The Martian (2015)

martian-movie

****/*****

When pitched a film about a man abandoned on Mars, with limited communication to Earth and limited chance of survival – the first things you think of are definitely not funny quips and 80s dance music.

Ridley Scott’s The Martian is definitely a success. With Matt Damon as the front runner, playing astronaut botanist Mark Watney in his struggle to get back to our home planet after being presumed dead on Mars and left behind. His performance is lively, comedic, passionate, and with every rise and fall that Watney faces, the audience faces with him. When watching this film, I took great pleasure in being swept up in Damon’s performance – feeling joy and sorrow as he enjoys the minuscule victories and huge failures in attempting to survive on a deserted planet. Surprisingly humorous, Watney’s quips cause a chuckle amongst the intense nature of the films’ subject, but it doesn’t feel out of place.

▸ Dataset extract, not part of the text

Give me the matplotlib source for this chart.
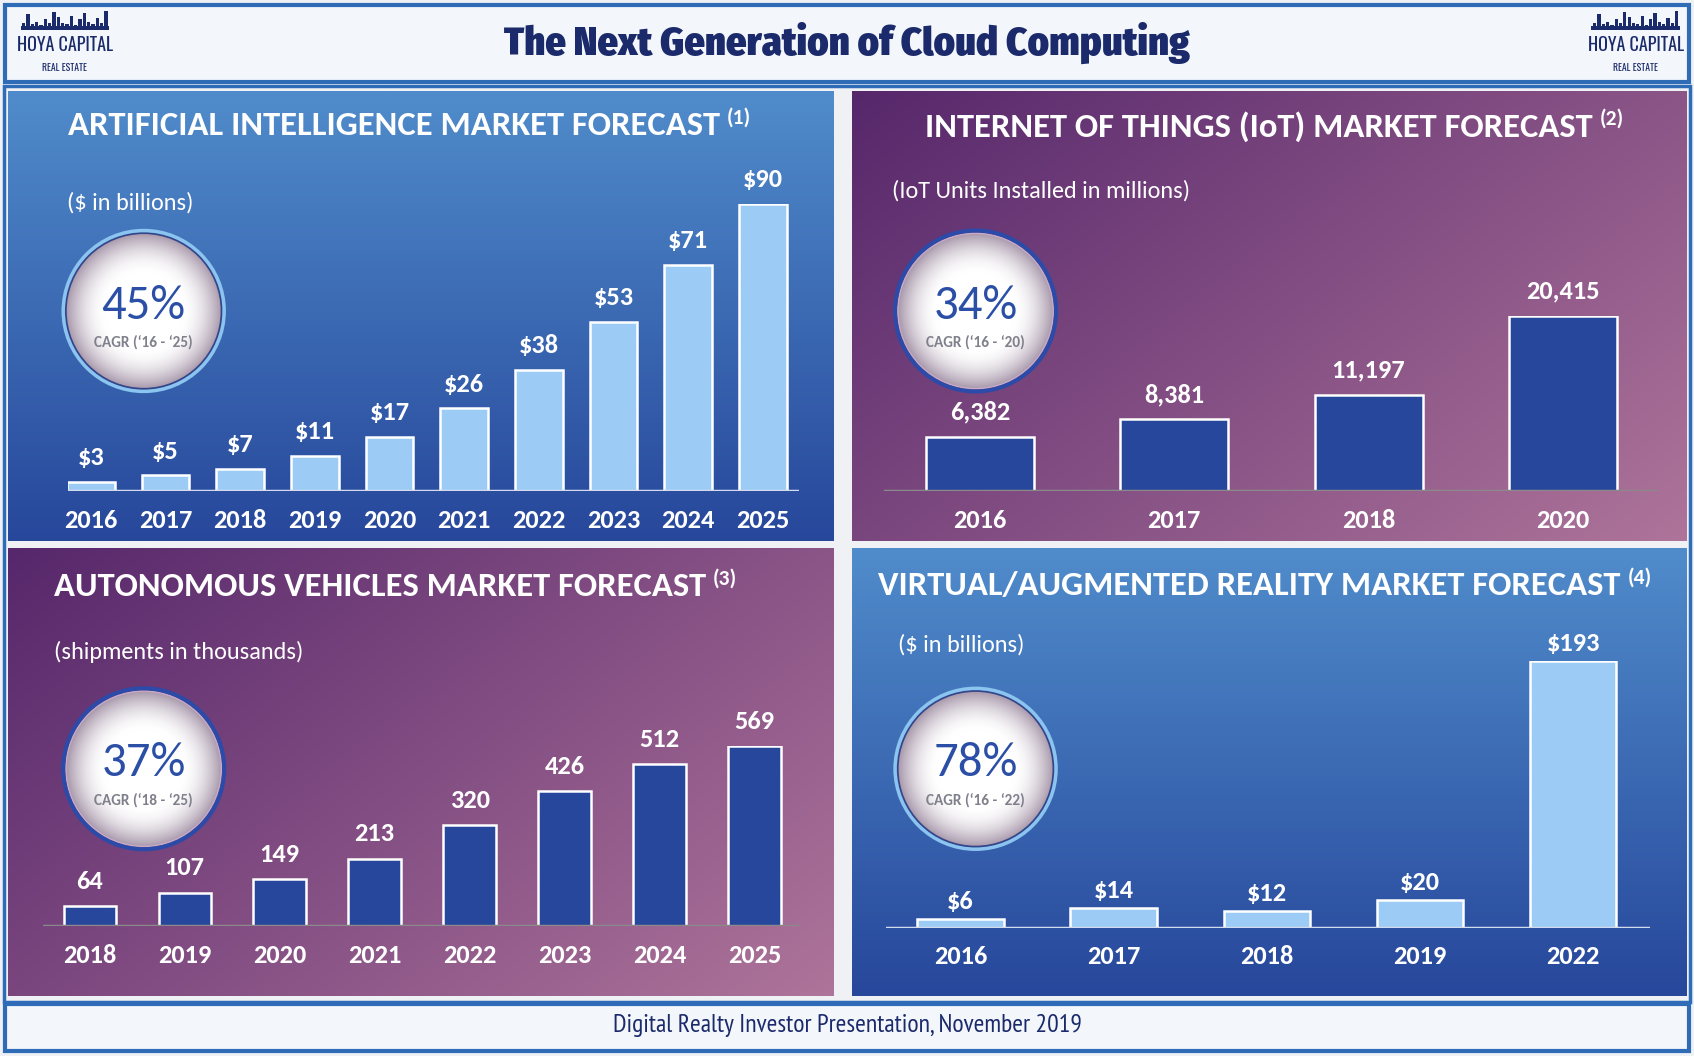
import numpy as np
import matplotlib
matplotlib.use("Agg")
import matplotlib.pyplot as plt
from matplotlib.patches import Rectangle, Circle
from matplotlib.colors import to_rgb

NARROW = ["PT Sans Narrow", "DejaVu Sans"]
HEAD = ["Fira Sans Condensed", "DejaVu Sans"]
BODY = ["Carlito", "DejaVu Sans"]
LOGO = ["Oswald", "DejaVu Sans"]

# ---- data ----
ai_years = ["2016", "2017", "2018", "2019", "2020", "2021", "2022", "2023", "2024", "2025"]
ai_values = [3, 5, 7, 11, 17, 26, 38, 53, 71, 90]

iot_years = ["2016", "2017", "2018", "2020"]
iot_values = [6382, 8381, 11197, 20415]

av_years = ["2018", "2019", "2020", "2021", "2022", "2023", "2024", "2025"]
av_values = [64, 107, 149, 213, 320, 426, 512, 569]

vr_years = ["2016", "2017", "2018", "2019", "2022"]
vr_values = [6, 14, 12, 20, 193]

titles = ["ARTIFICIAL INTELLIGENCE MARKET FORECAST",
          "INTERNET OF THINGS (IoT) MARKET FORECAST",
          "AUTONOMOUS VEHICLES MARKET FORECAST",
          "VIRTUAL/AUGMENTED REALITY MARKET FORECAST"]
notes = ["(1)", "(2)", "(3)", "(4)"]
subtitles = ["($ in billions)", "(IoT Units Installed in millions)",
             "(shipments in thousands)", "($ in billions)"]
cagr_pct = ["45%", "34%", "37%", "78%"]
cagr_span = ["CAGR (\u201816 - \u201825)", "CAGR (\u201816 - \u201820)",
             "CAGR (\u201818 - \u201825)", "CAGR (\u201816 - \u201822)"]

# ---- colours ----
NAVY = "#1b2a6b"
FRAME = "#2e6cb8"
LIGHT_BAR = "#9ccbf6"
DARK_BAR = "#27479d"
BLUE_TOP, BLUE_BOT = "#508ccb", "#27479b"
PURP_TL, PURP_BR = "#56276b", "#ae749a"

W, H = 1568, 978  # layout units (pixels of the reference)
fig = plt.figure(figsize=(16.94, 10.56), dpi=100, facecolor="#eff1f4")
bg = fig.add_axes([0, 0, 1, 1])
bg.set_xlim(0, W)
bg.set_ylim(H, 0)
bg.axis("off")


def gradient(x0, y0, x1, y1, kind):
    n = 200
    yy, xx = np.mgrid[0:1:n * 1j, 0:1:n * 1j]
    if kind == "blue":
        t = yy
        c0, c1 = np.array(to_rgb(BLUE_TOP)), np.array(to_rgb(BLUE_BOT))
    else:
        t = (xx * 0.6 + yy * 0.4)
        c0, c1 = np.array(to_rgb(PURP_TL)), np.array(to_rgb(PURP_BR))
    img = c0 + (c1 - c0) * t[..., None]
    bg.imshow(img, extent=(x0, x1, y1, y0), aspect="auto", zorder=1, interpolation="bilinear")


def badge(cx, cy, pct, span, kind):
    r = 72
    n = 200
    yy, xx = np.mgrid[-1:1:n * 1j, -1:1:n * 1j]
    d = np.clip(np.sqrt(xx ** 2 + yy ** 2), 0, 1)
    t = np.clip((d - 0.5) / 0.5, 0, 1) ** 1.8
    c0, c1 = np.array([1.0, 1.0, 1.0]), np.array(to_rgb("#a898ab"))
    img = c0 + (c1 - c0) * t[..., None]
    clip = Circle((cx, cy), r, transform=bg.transData)
    im = bg.imshow(img, extent=(cx - r, cx + r, cy + r, cy - r), aspect="auto", zorder=3)
    im.set_clip_path(clip)
    if kind == "blue":
        bg.add_patch(Circle((cx, cy), r, fill=False, ec="#34458a", lw=1.2, zorder=4))
        bg.add_patch(Circle((cx, cy), r + 2.5, fill=False, ec="#8cc4f0", lw=2.5, zorder=4))
    else:
        bg.add_patch(Circle((cx, cy), r, fill=False, ec="#c9a9c6", lw=1.2, zorder=4))
        bg.add_patch(Circle((cx, cy), r + 2.5, fill=False, ec="#2c4aa8", lw=3, zorder=4))
    bg.text(cx, cy - 5, pct, ha="center", va="center", fontsize=35, color="#2b4ea6",
            family=BODY, zorder=5)
    bg.text(cx, cy + 29, span, ha="center", va="center", fontsize=11, color="#80808c",
            family=BODY, fontweight="bold", zorder=5)


# header / footer / frames
bg.add_patch(Rectangle((5, 5), 1558, 71, fc="#f3f7fb", ec=FRAME, lw=3, zorder=2))
bg.add_patch(Rectangle((4, 80), 1560, 848, fc="none", ec=FRAME, lw=2.5, zorder=2))
bg.add_patch(Rectangle((5, 930), 1558, 43, fc="#f3f7fb", ec=FRAME, lw=3, zorder=2))
bg.text(784, 40, "The Next Generation of Cloud Computing", ha="center", va="center",
        fontsize=29, fontweight="black", color=NAVY, family=HEAD, zorder=3)
bg.text(784, 950, "Digital Realty Investor Presentation, November 2019", ha="center",
        va="center", fontsize=18.5, color=NAVY, family=NARROW, zorder=3)

# logos (skyline silhouette + wordmark)
skyline = [6, 14, 5, 7, 4, 9, 6, 16, 11, 6, 5, 12, 4, 9, 15, 7, 5, 10, 6, 17]
for lx in (60, 1514):
    xs = np.linspace(lx - 38, lx + 38, len(skyline))
    bg.bar(xs, [-h for h in skyline], width=76 / len(skyline) * 0.8, bottom=27,
           color=NAVY, zorder=3)
    bg.add_patch(Rectangle((lx - 41, 24), 82, 4, fc=NAVY, zorder=3))
    bg.text(lx, 42, "HOYA CAPITAL", ha="center", va="center", fontsize=13,
            fontweight="bold", color=NAVY, family=LOGO, zorder=3)
    bg.text(lx, 63, "REAL ESTATE", ha="center", va="center", fontsize=7,
            fontweight="bold", color=NAVY, family=LOGO, zorder=3)

# panels: (x0, y0, x1, y1, kind)
panels = [(7, 85, 771, 501, "blue"), (789, 85, 1561, 501, "purple"),
          (7, 508, 771, 922, "purple"), (789, 508, 1561, 922, "blue")]
for p in panels:
    gradient(*p)

title_pos = [(63, 116), (856, 117), (50, 543), (813, 542)]
sub_pos = [(62, 188), (826, 177), (50, 604), (831, 597)]
badge_pos = [(133, 288), (903, 288), (133, 712), (903, 712)]
for i in range(4):
    t = bg.text(title_pos[i][0], title_pos[i][1], titles[i], ha="left", va="center",
                fontsize=24.9, fontweight="bold", color="white", family=BODY, zorder=5)
    bg.annotate(notes[i], xy=(1, 1), xycoords=t, xytext=(5, 2), textcoords="offset points",
                ha="left", va="top", fontsize=15.5, fontweight="bold", color="white",
                family=BODY, zorder=5)
    bg.text(sub_pos[i][0], sub_pos[i][1], subtitles[i], ha="left", va="center",
            fontsize=17.5, color="white", family=BODY, zorder=5)
    badge(badge_pos[i][0], badge_pos[i][1], cagr_pct[i], cagr_span[i], panels[i][4])


def bar_panel(years, values, left, right, base, top, x_lo, x_hi, width, color, line_col, fmt,
              lab_off):
    ax = fig.add_axes([left / W, 1 - base / H, (right - left) / W, (base - top) / H])
    ax.patch.set_alpha(0)
    x = np.arange(len(values))
    ax.bar(x, values, width=width, color=color, edgecolor="white", linewidth=1.8, zorder=3)
    ax.axhline(0, color=line_col, lw=2.5, zorder=4)
    ax.set_xlim(x_lo, x_hi)
    ax.set_ylim(0, max(values))
    ax.axis("off")
    for xi, v, yr in zip(x, values, years):
        ax.annotate(fmt(v), xy=(xi, v), xytext=(0, lab_off), textcoords="offset points",
                    ha="center", va="center", fontsize=19, fontweight="bold",
                    color="white", family=BODY, annotation_clip=False)
        ax.annotate(yr, xy=(xi, 0), xytext=(0, -21), textcoords="offset points",
                    ha="center", va="center", fontsize=19, fontweight="bold",
                    color="white", family=BODY, annotation_clip=False)
    return ax


bar_panel(ai_years, ai_values, 63, 740, 455, 189, -0.304, 9.49, 0.64, LIGHT_BAR, "#d2dcec",
          lambda v: f"${v}", 17.5)
bar_panel(iot_years, iot_values, 818, 1535, 455, 293, -0.494, 3.49, 0.556, DARK_BAR, "#8a8a8a",
          lambda v: f"{v:,}", 18)
bar_panel(av_years, av_values, 40, 740, 858, 691, -0.489, 7.474, 0.55, DARK_BAR, "#8a8a8a",
          lambda v: f"{v}", 18)
bar_panel(vr_years, vr_values, 820, 1527, 859, 612, -0.487, 4.5, 0.565, LIGHT_BAR, "#d2dcec",
          lambda v: f"${v}", 12.5)

fig.savefig("out.png", dpi=100, facecolor=fig.get_facecolor())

The Martian’s soundtrack is made up of 80s dance classics, from the music collection of Watney’s crew member, left behind on Mars with Watney. As the only music he has access to, it is also the only music we have access to. And it works. As he gets to work, doing tasks such as gardening to the beat of artists such as Donna Summer and Thelma Houston.

With a supporting cast made up of Jessica Chastain, Kristen Wiig, Jeff Daniels, Michael Pena, Kate Mara and Sean Bean – The Martian showcases a variety of talented actors pushed to the edges of our universe in order to rescue one man trapped on a foreign planet.

The cinematography is of course, wonderful. Intricate shots of the vastness of space, but more stunning are the constructed shots of Mars. A vast, open desert landscape – caught perfectly on camera as a deadly and threateningly beautiful mystery. The tone of the film is set out through these landscapes, and the magnitude of Watney’s situation is driven home through the physical difference in size between one man and the desolate landscape that threatens to engulf him.

All in all, The Martian is a great success. Gripping, beautiful and emotionally charged, Scott’s latest space adventure is well deserving of it’s success – showing the world just what the digital age of cinema can show us about the world beyond our world.